Manages the release of changes

Advises the Change Manager (as part of CAB) on release issues

Technical specialists

Build and test the actual change

Skills: Business knowledge, technical, project management

Value to business

Reliability and business continuity are essential for the success and survival

of any organization. Service and infrastructure changes can have a negative

impact on the business through service disruption and delay in identifying

business requirements, but Change Management enables the service provider

to add value to the business by:

Prioritizing and responding to business and customer change proposals

Implementing changes that meet the customers’ agreed service requirements while optimizing costs

Contributing to meet governance, legal, contractual and regulatory requirements

Reducing failed changes and therefore service disruption, defects and re-work

Delivering change promptly to meet business timescales

Tracking changes through the service lifecycle and to the assets of its customers

Liaising with business change process to identify opportunities for business improvement.

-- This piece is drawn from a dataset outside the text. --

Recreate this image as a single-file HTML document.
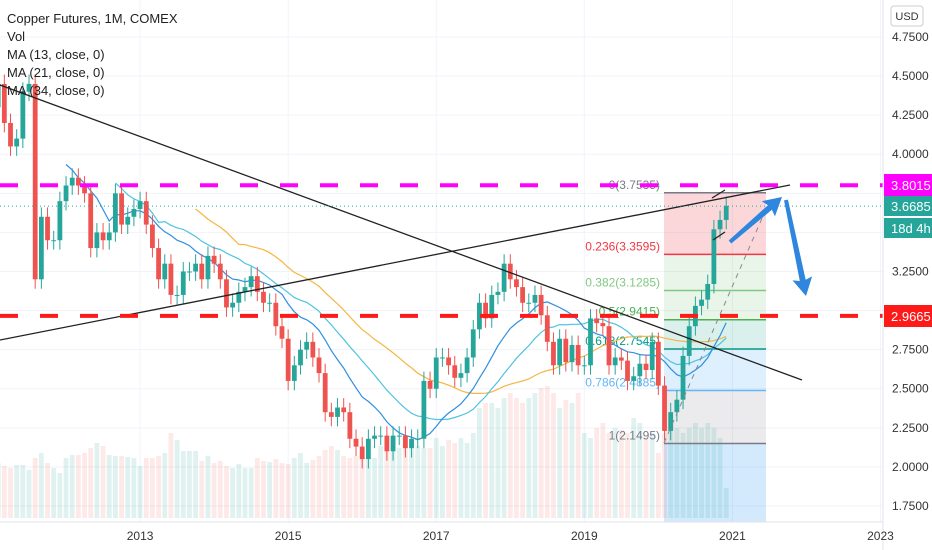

Key Performance Indicators

Number of changes implemented to services which met the customers agreed requirements

Benefits of change expressed as ‘value of improvement made’ and ‘negative impacts prevented or terminated’ compared with the cost of the change

Reduction in number of disruption to services

Reduction in number of unauthorized changes

Reduction in backlog of RFC’s

Reduction in number and percentage of unplanned changes and emergency fixes

Change success rate

Reduction in number of failed changes

Incidents attributable to changes

Percentage accuracy in change estimate

Challenges

Change in culture

1 central process comes into place that influences everyone’s activities

Bypassing

projects ducking the Change Management planning

Optimal link with Configuration Management

to execute a controlled change all data MUST be reliable

Commitment of the supplier(s) to the process

Commitment of the management

because the Change Manager ultimately decides, ?not the management of the company !!!